◆ **Exercise instructions**:
Reproduce, please, the span of lines beginning at the line with "Give me the" and ending at the line with "-9.4, -11.9, -14.6, -16.1, -20.1, -24.1, -28.1, -30.4, -40.0]", inclusive, minus any pictures.

◆ **Material supplied**:
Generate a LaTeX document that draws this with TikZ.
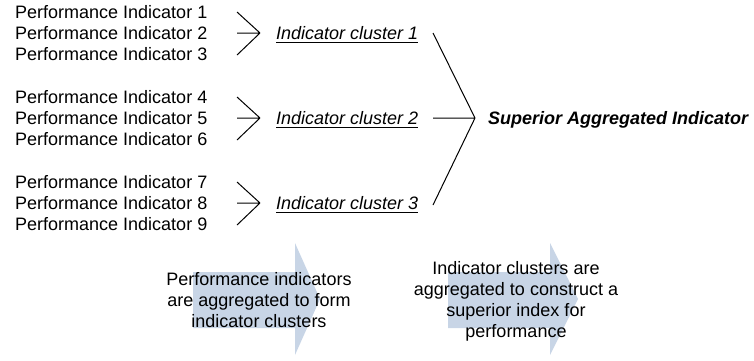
\documentclass[tikz,border=0pt]{standalone}
\usepackage{fontspec}
\setmainfont{Liberation Sans}
\definecolor{arrowfill}{RGB}{200,213,230}
\begin{document}
\begin{tikzpicture}[x=1pt,y=-1pt,
  txt/.style={inner sep=0pt,anchor=base west,font=\fontsize{18}{21}\selectfont},
  clus/.style={txt,font=\fontsize{18}{21}\selectfont\itshape},
  sup/.style={txt,font=\fontsize{18}{21}\selectfont\bfseries\itshape},
  note/.style={inner sep=0pt,anchor=north,align=center,font=\fontsize{18}{21}\selectfont},
  ln/.style={line width=1pt},
  bigarrow/.style={fill=arrowfill,draw=none}]
\useasboundingbox (0,0) rectangle (754,360);
% background process arrows
\fill[bigarrow] (193,272) -- (295,272) -- (295,243) -- (320,299) -- (295,355) -- (295,328) -- (193,328) -- cycle;
\fill[bigarrow] (448,272) -- (550,272) -- (550,243) -- (578,299) -- (550,355) -- (550,328) -- (448,328) -- cycle;
% indicators
\foreach \g in {0,1,2}{
  \pgfmathsetmacro{\c}{33+85*\g}
  \foreach \k in {1,2,3}{
    \pgfmathtruncatemacro{\n}{3*\g+\k}
    \node[txt] (p\n) at (15,\c+21*\k-42+6.5) {Performance Indicator \n};
  }
  \pgfmathtruncatemacro{\gg}{\g+1}
  \coordinate (ct\gg) at (237,\c-21);
  \coordinate (cm\gg) at (237,\c);
  \coordinate (cb\gg) at (237,\c+22);
  \coordinate (tip\gg) at (260,\c);
  \draw[ln] (ct\gg) -- (tip\gg) (cm\gg) -- (tip\gg) (cb\gg) -- (tip\gg);
  \node[clus] (cl\gg) at (276,\c+6.5) {Indicator cluster \gg};
  \draw[line width=0.9pt] ([yshift=-2.6pt]cl\gg.base west) -- ([yshift=-2.6pt]cl\gg.base east);
}
% aggregation to superior indicator
\coordinate (jt) at (433,33);
\coordinate (jm) at (433,118);
\coordinate (jb) at (433,205);
\coordinate (j) at (475,118);
\draw[ln] (jt) -- (j) (jm) -- (j) (jb) -- (j);
\node[sup] (super) at (488,118+6.5) {Superior Aggregated Indicator};
% notes
\node[note] (n1) at (259,272.4) {Performance indicators\\are aggregated to form\\indicator clusters};
\node[note] (n2) at (516,261.4) {Indicator clusters are\\aggregated to construct a\\superior index for\\performance};
\end{tikzpicture}
\end{document}
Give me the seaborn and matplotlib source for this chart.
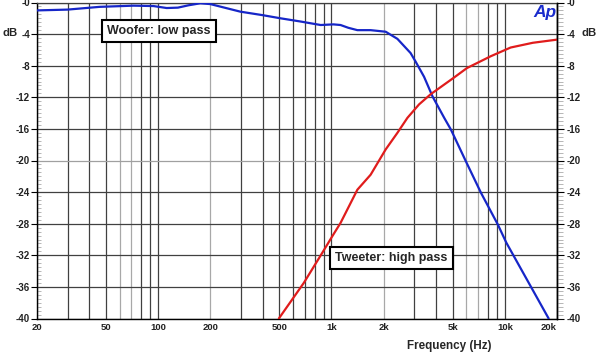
import numpy as np
import pandas as pd
import matplotlib
matplotlib.use("Agg")
import matplotlib.pyplot as plt
from matplotlib.ticker import MultipleLocator, FixedLocator, NullFormatter
import seaborn as sns

# ---- data ----
woofer_freq = [20, 30, 46, 72, 94, 112, 130, 150, 175, 200, 298, 400, 508, 660, 866,
               1027, 1128, 1250, 1410, 1682, 2054, 2400, 2860, 3060, 3420, 3830,
               4470, 4890, 5960, 7290, 9110, 10200, 17900]
woofer_db = [-1.0, -0.9, -0.55, -0.4, -0.45, -0.7, -0.65, -0.35, -0.1, -0.2, -1.16, -1.6,
             -2.0, -2.4, -2.85, -2.77, -2.85, -3.2, -3.5, -3.5, -3.7, -4.6, -6.4, -7.5,
             -9.4, -11.9, -14.6, -16.1, -20.1, -24.1, -28.1, -30.4, -40.0]

tweeter_freq = [497, 692, 884, 1010, 1128, 1410, 1682, 2054, 2400, 2742, 3200, 3740,
                5093, 6045, 8300, 10800, 14500, 20000]
tweeter_db = [-40.0, -35.5, -31.7, -29.6, -27.9, -23.7, -21.8, -18.6, -16.5, -14.6,
              -12.9, -11.6, -9.5, -8.3, -6.8, -5.7, -5.1, -4.7]

x_label_ticks = [20, 50, 100, 200, 500, 1000, 2000, 5000, 10000, 20000]
x_label_text = ["20", "50", "100", "200", "500", "1k", "2k", "5k", "10k", "20k"]
y_ticks = list(range(-40, 1, 4))
y_tick_text = ["-" + str(abs(v)) for v in y_ticks]

series_names = ["Woofer", "Tweeter"]
series_colors = ["#1626c8", "#e01c1c"]

# ---- table ----
df = pd.concat([
    pd.DataFrame({"freq": woofer_freq, "db": woofer_db, "s": series_names[0]}),
    pd.DataFrame({"freq": tweeter_freq, "db": tweeter_db, "s": series_names[1]}),
])

sns.set_style("white")
plt.rcParams["font.family"] = ["Liberation Sans", "DejaVu Sans"]

W, H = 600, 353
fig = plt.figure(figsize=(6.0, 3.53), dpi=100)
L, R, T, B = 37, 557, 2.5, 318.5
ax = fig.add_axes([L / W, 1 - B / H, (R - L) / W, (B - T) / H])

ax.set_xscale("log")
ax.set_xlim(20, 20000)
ax.set_ylim(-40, 0)

# grid lines (vertical at 1-2-...-9 per decade)
grid_pos = []
for dec in [10, 100, 1000, 10000]:
    for m in range(1, 10):
        v = m * dec
        if 20 <= v <= 20000:
            grid_pos.append(v)
light = {60, 70, 200, 2000, 6000, 7000}
ax.xaxis.set_major_locator(FixedLocator(x_label_ticks))
ax.set_xticklabels(x_label_text)
ax.xaxis.set_minor_locator(FixedLocator([g for g in grid_pos if g not in x_label_ticks]))
ax.xaxis.set_minor_formatter(NullFormatter())
ax.grid(axis="x", which="both", lw=0.9)
for g, line in zip(x_label_ticks, ax.xaxis.get_gridlines()):
    line.set_color("#a8a8a8" if g in light else "#404040")
minor_vals = [g for g in grid_pos if g not in x_label_ticks]
for g, tick in zip(minor_vals, ax.xaxis.get_minor_ticks()):
    tick.gridline.set_color("#a8a8a8" if g in light else "#404040")
    tick.gridline.set_linewidth(0.9)
    tick.gridline.set_visible(True)

ax.set_yticks(y_ticks)
ax.set_yticklabels(y_tick_text)
ax.yaxis.set_minor_locator(MultipleLocator(0.5))
ax.grid(axis="y", which="major", color="#404040", lw=0.9)
for v, line in zip(y_ticks, ax.yaxis.get_gridlines()):
    if v == -20:
        line.set_color("#a0a0a0")

sns.lineplot(data=df, x="freq", y="db", hue="s", palette=series_colors,
             hue_order=series_names, lw=1.6, legend=False, ax=ax, sort=False,
             estimator=None, zorder=5)
ax.set_xlabel("")
ax.set_ylabel("")

for side in ["left", "bottom", "right"]:
    ax.spines[side].set_color("black")
    ax.spines[side].set_linewidth(1.0)
    ax.spines[side].set_visible(True)
ax.spines["top"].set_color("#404040")
ax.spines["top"].set_linewidth(0.9)

ax.tick_params(axis="x", which="both", length=0, labelsize=6.8, pad=3.5)
for lab in ax.get_xticklabels():
    lab.set_fontweight("bold")
    lab.set_color("#222222")
ax.get_xticklabels()[-1].set_horizontalalignment("right")
ax.tick_params(axis="y", which="major", direction="out", length=4, width=0.8,
               color="black", labelsize=7, pad=1)
ax.tick_params(axis="y", which="minor", direction="in", length=3, width=0.5,
               color="#9a9a9a")
for lab in ax.get_yticklabels():
    lab.set_fontweight("bold")
    lab.set_color("#222222")

ax2 = ax.twinx()
ax2.set_ylim(-40, 0)
ax2.set_yticks(y_ticks)
ax2.set_yticklabels(y_tick_text)
ax2.yaxis.set_minor_locator(MultipleLocator(0.5))
ax2.grid(False)
for s in ["left", "top", "bottom"]:
    ax2.spines[s].set_visible(False)
ax2.spines["right"].set_color("black")
ax2.spines["right"].set_linewidth(1.0)
ax2.tick_params(axis="y", which="major", direction="out", length=5, width=0.8,
                color="black", labelsize=7, pad=2)
ax2.tick_params(axis="y", which="minor", direction="out", length=4, width=0.5,
                color="#9a9a9a")
for lab in ax2.get_yticklabels():
    lab.set_fontweight("bold")
    lab.set_color("#222222")

box = dict(boxstyle="square,pad=0.4", fc="white", ec="black", lw=1.5)
ax.text((159 - L) / (R - L), 1 - (31 - T) / (B - T), "Woofer: low pass",
        transform=ax.transAxes, ha="center", va="center", fontsize=9,
        weight="bold", bbox=box, zorder=10)
ax.text((391.5 - L) / (R - L), 1 - (258 - T) / (B - T), "Tweeter: high pass",
        transform=ax.transAxes, ha="center", va="center", fontsize=9,
        weight="bold", bbox=box, zorder=10)

fig.text(10 / W, 1 - 32.7 / H, "dB", ha="center", va="center", fontsize=8.2,
         weight="bold")
fig.text(589 / W, 1 - 33.3 / H, "dB", ha="center", va="center", fontsize=8.2,
         weight="bold")
fig.text(449 / W, 1 - 346 / H, "Frequency (Hz)", ha="center", va="center",
         fontsize=8.4, weight="bold")
fig.text(545 / W, 1 - 13 / H, "Ap", ha="center", va="center", fontsize=12.5,
         weight="bold", style="italic", color="#1a2ccc", zorder=20)

fig.savefig("out.png", dpi=100)
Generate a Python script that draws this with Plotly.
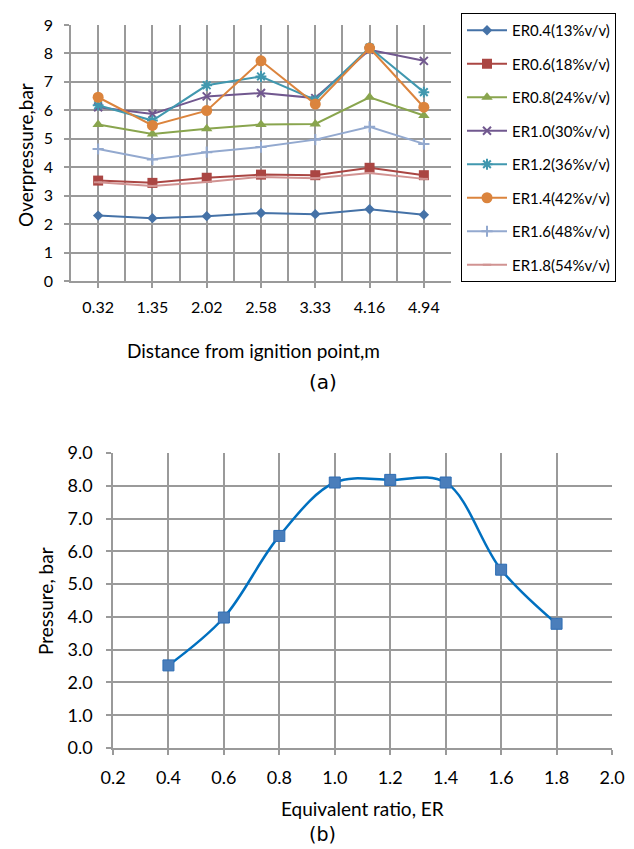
import plotly.graph_objects as go

W, H = 634, 849

# ---------------- data: chart (a) ----------------
distances = ["0.32", "1.35", "2.02", "2.58", "3.33", "4.16", "4.94"]
series_names = ["ER0.4(13%v/v)", "ER0.6(18%v/v)", "ER0.8(24%v/v)", "ER1.0(30%v/v)",
                "ER1.2(36%v/v)", "ER1.4(42%v/v)", "ER1.6(48%v/v)", "ER1.8(54%v/v)"]
er04 = [2.30, 2.21, 2.28, 2.39, 2.35, 2.52, 2.33]
er06 = [3.53, 3.45, 3.63, 3.74, 3.72, 3.98, 3.72]
er08 = [5.50, 5.17, 5.35, 5.50, 5.52, 6.46, 5.82]
er10 = [6.11, 5.87, 6.49, 6.61, 6.43, 8.13, 7.74]
er12 = [6.18, 5.64, 6.88, 7.19, 6.37, 8.21, 6.64]
er14 = [6.46, 5.47, 5.99, 7.74, 6.22, 8.19, 6.11]
er16 = [4.64, 4.27, 4.53, 4.71, 4.97, 5.42, 4.82]
er18 = [3.47, 3.34, 3.48, 3.66, 3.61, 3.80, 3.59]
yticks_a = [0, 1, 2, 3, 4, 5, 6, 7, 8, 9]

# ---------------- data: chart (b) ----------------
er_ratio = [0.4, 0.6, 0.8, 1.0, 1.2, 1.4, 1.6, 1.8]
peak_pressure = [2.52, 3.98, 6.47, 8.10, 8.18, 8.10, 5.44, 3.79]

# ---------------- styling ----------------
colors = ["#4572A7", "#AA4643", "#89A54E", "#71588F", "#4198AF", "#DB843D", "#93A9CF", "#D19392"]
symbols = ["diamond", "square", "triangle-up", "x-thin-open", "asterisk-open", "circle",
           "cross-thin-open", "line-ew-open"]
sizes = [8, 10, 10, 8, 9, 11, 8, 6]
FONT = "Lato"
GRID = "#9A9A9A"

def px_x(p):
    return p / W

def px_y(p):
    return 1 - p / H

fig = go.Figure()

all_series = [er04, er06, er08, er10, er12, er14, er16, er18]
xidx = list(range(len(distances)))
for name, vals, c, s, sz in zip(series_names, all_series, colors, symbols, sizes):
    open_sym = s.endswith("-open")
    fig.add_trace(go.Scatter(
        x=xidx, y=vals, name=name, mode="lines+markers",
        xaxis="x", yaxis="y", legendgroup=name,
        line=dict(color=c, width=2),
        marker=dict(symbol=s, size=sz, color=c,
                    line=dict(color=c, width=2 if open_sym else 0)),
    ))

fig.add_trace(go.Scatter(
    x=er_ratio, y=peak_pressure, mode="lines+markers", showlegend=False,
    xaxis="x2", yaxis="y2",
    line=dict(color="#0070C0", width=2.5, shape="spline", smoothing=1.0),
    marker=dict(symbol="square", size=11, color="#4A7EBB",
                line=dict(color="#2E6DB4", width=1)),
))

axis_common = dict(showline=True, linecolor=GRID, linewidth=1.5, mirror=False,
                   showgrid=True, gridcolor=GRID, gridwidth=1.5, zeroline=False,
                   ticks="outside", ticklen=5, tickcolor=GRID, tickwidth=1.5)

fig.update_layout(
    width=W, height=H,
    margin=dict(l=0, r=0, t=0, b=0, autoexpand=False),
    paper_bgcolor="white", plot_bgcolor="white",
    font=dict(family=FONT, color="#000000"),
    xaxis=dict(domain=[px_x(63), px_x(443)], anchor="y", range=[-0.5, 6.5],
               tickmode="array", tickvals=xidx, ticktext=distances,
               tickfont=dict(size=16), ticklabelstandoff=6,
               minor=dict(tickmode="linear", tick0=-0.5, dtick=1, showgrid=True,
                          gridcolor=GRID, gridwidth=1.5, ticks=""),
               **axis_common),
    yaxis=dict(domain=[px_y(273), px_y(17)], anchor="x", range=[0, 9],
               tickmode="array", tickvals=yticks_a, tickfont=dict(size=16),
               ticklabelstandoff=8, **axis_common),
    xaxis2=dict(domain=[px_x(105), px_x(604)], anchor="y2", range=[0.2, 2.0],
                tick0=0.2, dtick=0.2, tickformat=".1f", tickfont=dict(size=18),
                ticklabelstandoff=8, **axis_common),
    yaxis2=dict(domain=[px_y(740), px_y(445)], anchor="x2", range=[0, 9],
                tick0=0, dtick=1, tickformat=".1f", tickfont=dict(size=18),
                ticklabelstandoff=10, **axis_common),
    legend=dict(x=px_x(453), y=px_y(5), xanchor="left", yanchor="top",
                bordercolor="#000000", borderwidth=1, bgcolor="white",
                font=dict(size=15, family=FONT), tracegroupgap=11,
                itemwidth=40),
)

ann = [
    dict(text="Overpressure,bar", x=px_x(17), y=px_y(147), textangle=-90, size=19, fam=FONT),
    dict(text="Distance from ignition point,m", x=px_x(246), y=px_y(342), textangle=0, size=19, fam=FONT),
    dict(text="(a)", x=px_x(315), y=px_y(374), textangle=0, size=20, fam="DejaVu Sans"),
    dict(text="Pressure, bar", x=px_x(37), y=px_y(593), textangle=-90, size=19, fam=FONT),
    dict(text="Equivalent ratio, ER", x=px_x(354), y=px_y(800), textangle=0, size=19, fam=FONT),
    dict(text="(b)", x=px_x(314), y=px_y(826), textangle=0, size=19, fam="DejaVu Sans"),
]
for a in ann:
    fig.add_annotation(text=a["text"], x=a["x"], y=a["y"], xref="paper", yref="paper",
                       xanchor="center", yanchor="middle", showarrow=False,
                       textangle=a["textangle"], borderpad=0,
                       font=dict(size=a["size"], family=a["fam"], color="#000000"))

fig.write_html("out.html")
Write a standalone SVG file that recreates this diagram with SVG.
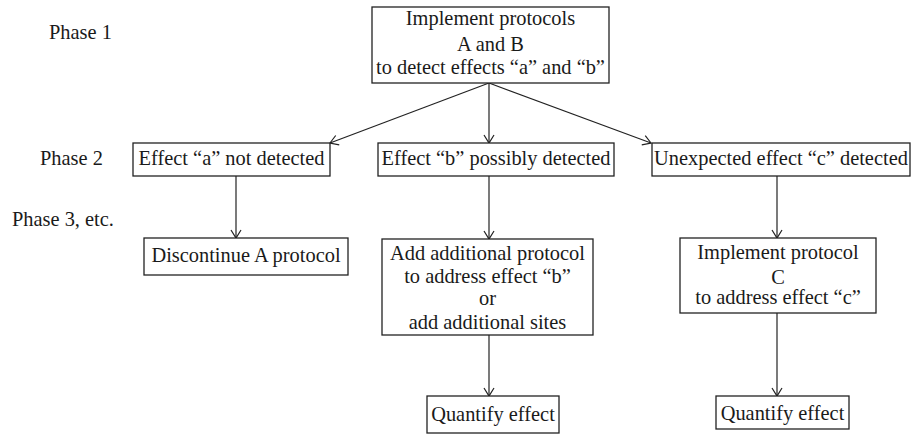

◆ **Output for this exercise**:
Give me the seaborn and matplotlib source for this chart.
import numpy as np
import pandas as pd
import matplotlib
matplotlib.use("Agg")
import matplotlib.pyplot as plt
from matplotlib.ticker import MultipleLocator, FixedLocator, NullFormatter
import seaborn as sns

# ---- data ----
woofer_freq = [20, 30, 46, 72, 94, 112, 130, 150, 175, 200, 298, 400, 508, 660, 866,
               1027, 1128, 1250, 1410, 1682, 2054, 2400, 2860, 3060, 3420, 3830,
               4470, 4890, 5960, 7290, 9110, 10200, 17900]
woofer_db = [-1.0, -0.9, -0.55, -0.4, -0.45, -0.7, -0.65, -0.35, -0.1, -0.2, -1.16, -1.6,
             -2.0, -2.4, -2.85, -2.77, -2.85, -3.2, -3.5, -3.5, -3.7, -4.6, -6.4, -7.5,
             -9.4, -11.9, -14.6, -16.1, -20.1, -24.1, -28.1, -30.4, -40.0]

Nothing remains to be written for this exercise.